Lucene: A Powerfull & Free Search Engine by Apache

Evaluating search engines

Other widely used open source search engines include Swish-E, Glimpse, libibex, freeWAIS, and iSearch. Like any software package, each is optimized for use in particular situations; it is often difficult to deploy these tools outside of their intended domains. Consider the following features when evaluating a search engine:

  • Incremental versus batch indexing: Some search engines only support batch indexing; once they create an index for a set of documents, adding new documents becomes difficult without reindexing all the documents. Incremental indexing allows easy adding of documents to an existing index. For some applications, like those that handle live data feeds, incremental indexing is critical. Lucene supports both types of indexing.

  • Data sources: Many search engines can only index files or Webpages. This handicaps applications where indexed data comes from a database, or where multiple virtual documents exist in a single file, such as a ZIP archive. Lucene allows developers to deliver the document to the indexer through a String or an InputStream, permitting the data source to be abstracted from the data. However, with this approach, the developer must supply the appropriate readers for the data.

  • Indexing control: Some search engines can automatically crawl through a directory tree or a Website to find documents to index. While this is convenient if your data is already stored in this manner, crawler-based indexers often provide limited flexibility for applications that require fine-grained control over the indexed documents. Since Lucene operates primarily in incremental mode, it lets the application find and retrieve documents.

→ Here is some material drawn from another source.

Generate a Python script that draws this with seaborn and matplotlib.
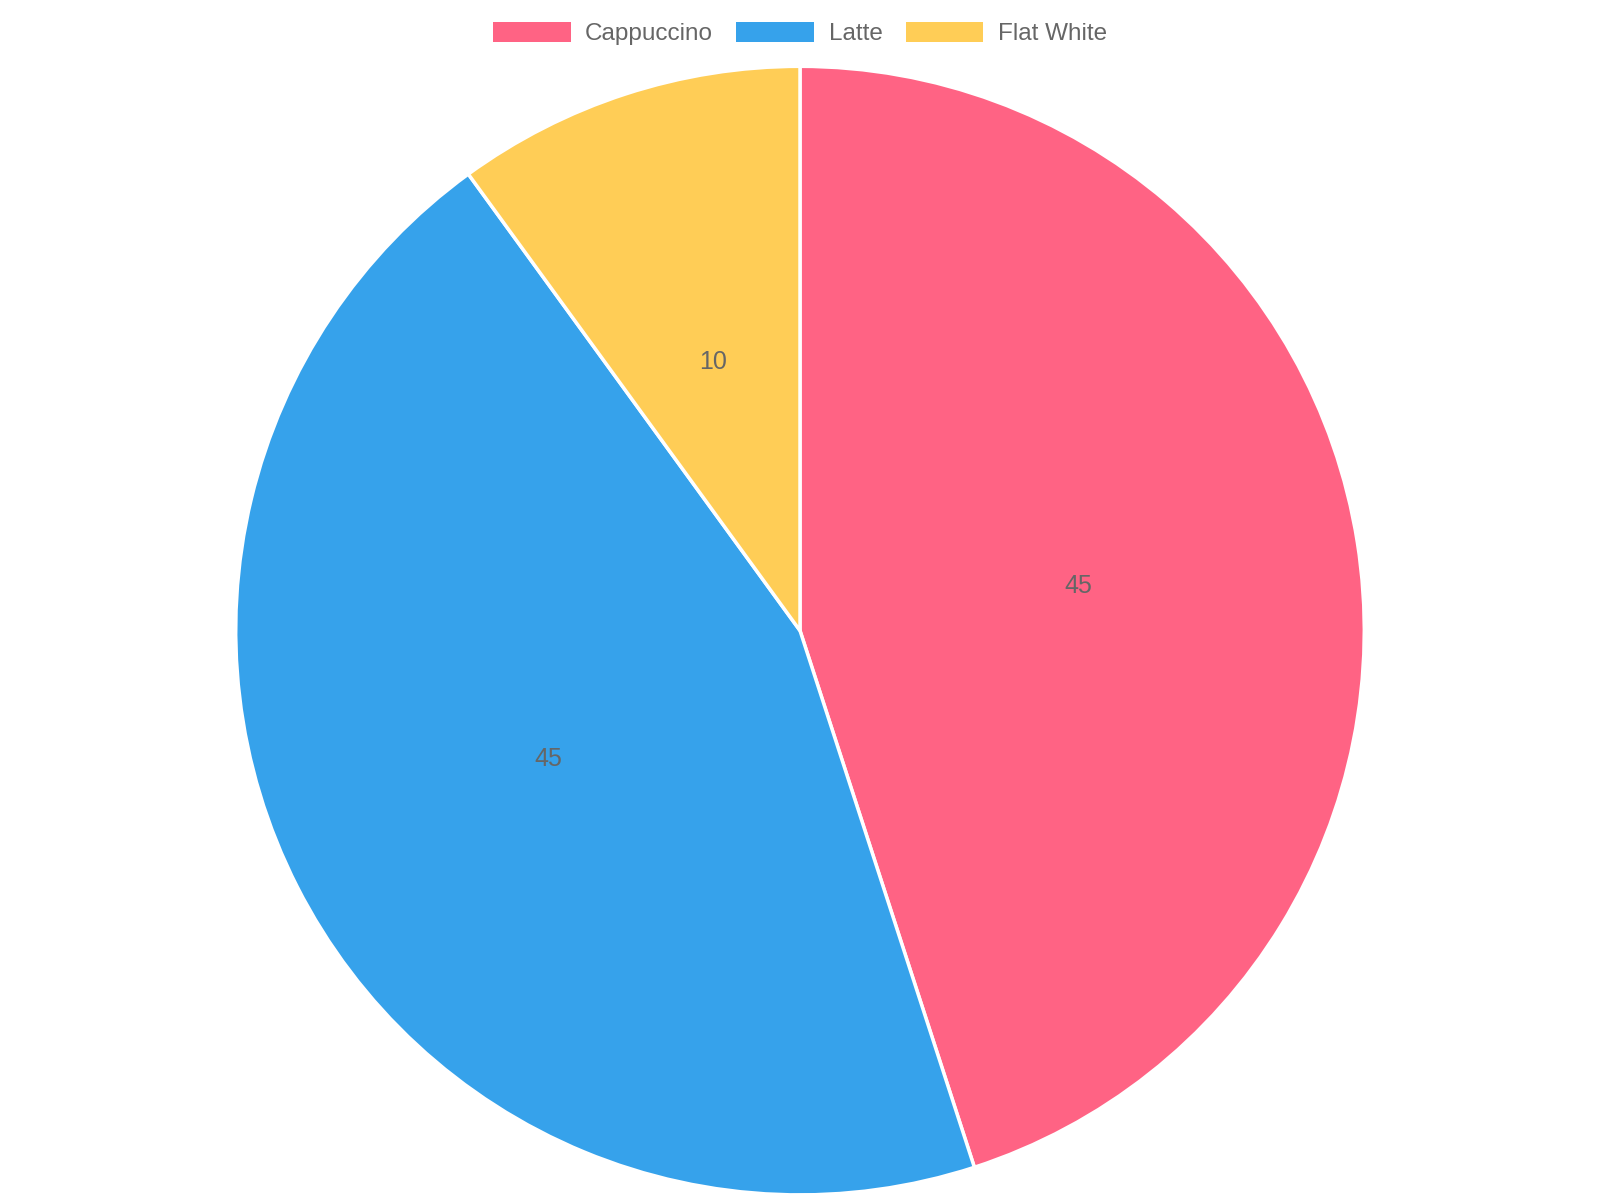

  • File formats: Some search engines can only index text or HTML documents; others support a filter mechanism, which offers a simple alternative to indexing word processing documents, SGML documents, and other file formats. Lucene supports such a mechanism.

  • Content tagging: Some search engines treat a document as a single stream of tokens; others allow the specification of multiple data fields within a document, such as "subject," "abstract," "author," and "body." This permits semantically richer queries like "author contains Hamilton AND body contains Constitution." Lucene supports content tagging by treating documents as collections of fields, and supports queries that specify which field(s) to search.

  • Stop-word processing: Common words, such as "a," "and," and "the," add little value to a search index. But since these words are so common, cataloging them will contribute considerably to the indexing time and index size. Most search engines will not index certain words, called stop words. Some use a list of stop words, while others select stop words statistically. Lucene handles stop words with the more general Analyzer mechanism, to be described later, and provides the StopAnalyzer class, which eliminates stop words from the input stream.

  • Stemming: Often, a user desires a query for one word to match other similar words. For example, a query for "jump" should probably also match the words "jumped," "jumper," or "jumps." Reducing a word to its root form is called stemming. Lucene does not yet implement stemming, but you could easily add a stemmer through a more sophisticated Analyzer class.

  • Query features: Search engines support a variety of query features. Some support full Boolean queries; others support only and queries. Some return a "relevance" score with each hit. Some can handle adjacency or proximity queries -- "search followed by engine" or "Knicks near Celtics" -- others can only search on single keywords. Some can search multiple indexes at once and merge the results to give a meaningful relevance score. Lucene supports a wide range of query features, including all of those listed above. However, Lucene does not support the valuable Soundex, or "sounds like," query.

  • Concurrency: Can multiple users search an index at the same time? Can a user search an index while another updates it? Lucene allows users to search an index transactionally, even if another user is simultaneously updating the index.

  • Non-English support: Many search engines implicitly assume that English is the target language; this is evident in areas such as stop-word lists, stemming algorithms, and the use of proximity to match phrase queries. As Lucene preprocesses the input stream through the Analyzer class provided by the developer, it is possible to perform language-specific filtering.